If you are dealing with a contract dispute, an employee departure, or a business sale in Florida, restrictive covenants can quickly become the most stressful part of the entire situation. One day everything is fine, and the next a key salesperson hands in their notice and you realize you are not sure what they are legally allowed to do next. This FAQ guide answers the questions business owners ask most often, focusing on what is actually enforceable and how to protect your company without overstepping.

What is a Restrictive Covenant?

Think of a restrictive covenant Florida business owners rely on as a set of rules that follow someone after they leave your company or sell you their business. It is a legally binding way to stop them from using your hard earned customer relationships, trade secrets, or confidential information against you. Usually, these apply to former employees, business partners, or sellers of a business. Without these protections in place, a former employee could literally walk out the door on a Friday, set up a competing shop down the street on Monday, and start calling your best clients.

What is a Restrictive Covenant Agreement?

The restrictive covenant agreement is the actual piece of paper that holds these rules. It might be a standalone document, but usually, it is buried inside a larger contract like an employment agreement or a business purchase agreement. A solid agreement will spell out exactly what activities are off limits, where the restriction applies geographically, and how long it lasts. For any of this to work, it has to be carefully drafted as an enforceable covenant Florida courts will actually uphold. If the language is too vague or tries to restrict too much, a judge will likely throw it out.
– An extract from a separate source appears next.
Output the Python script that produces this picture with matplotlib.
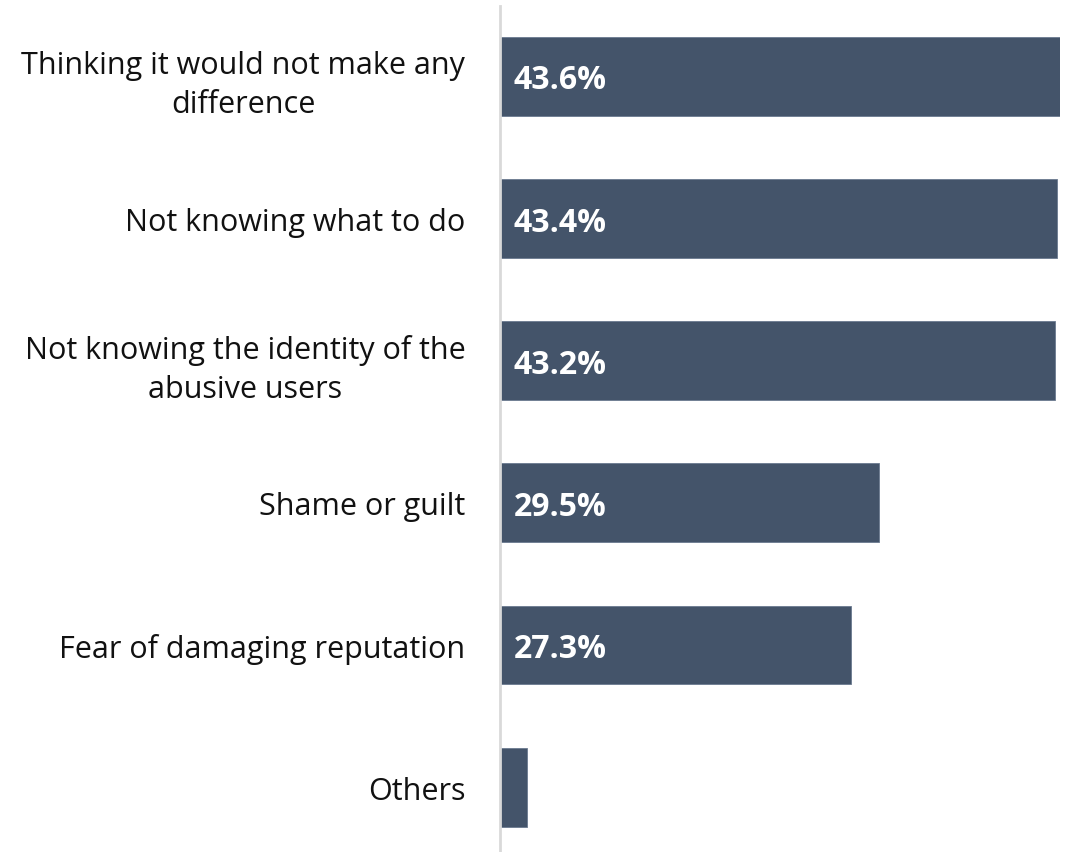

What Are the Types of Restrictive Covenants in Business?

Most of the disputes we see come down to one of three things. First is a non-compete agreement Florida courts frequently review — this stops someone from starting or joining a competing business in your area for a set period of time. Second is a non-solicitation clause, which is often the smarter play because it does not stop someone from earning a living; it just stops them from calling your customers or poaching your staff. Third is a confidentiality agreement, often called an NDA, which keeps people from spilling your trade secrets or proprietary processes. Using all three together is usually the best protection strategy.

Clearwater attorney reading
Business owner reviewing restrictive covenant agreement with Clearwater attorney

What is a Non-Compete Agreement in Florida?

Florida law handles non-competes under a specific statute, Florida Statutes Section 542.335. The state does allow them, but they are not a blank check. To hold up in court, the restriction has to be tied to a legitimate business interest, like protecting real customer relationships or trade secrets. If you try to ban a lower level employee from working anywhere in the state for five years, a court is going to have a serious problem with that. Judges look for fairness here.

What is a Non-Solicitation Agreement?

Courts generally like non-solicitation clauses more than non-competes because they are narrower. Instead of saying you cannot work in this industry at all, a non-solicitation says you cannot take our clients with you. It focuses purely on protecting the relationships you built. If your biggest fear is that a departing sales manager is going to take your top ten accounts, this is usually the most strategic tool to use. It feels much more reasonable to a judge, which makes it easier to enforce.

Are Restrictive Covenants Enforceable in Florida?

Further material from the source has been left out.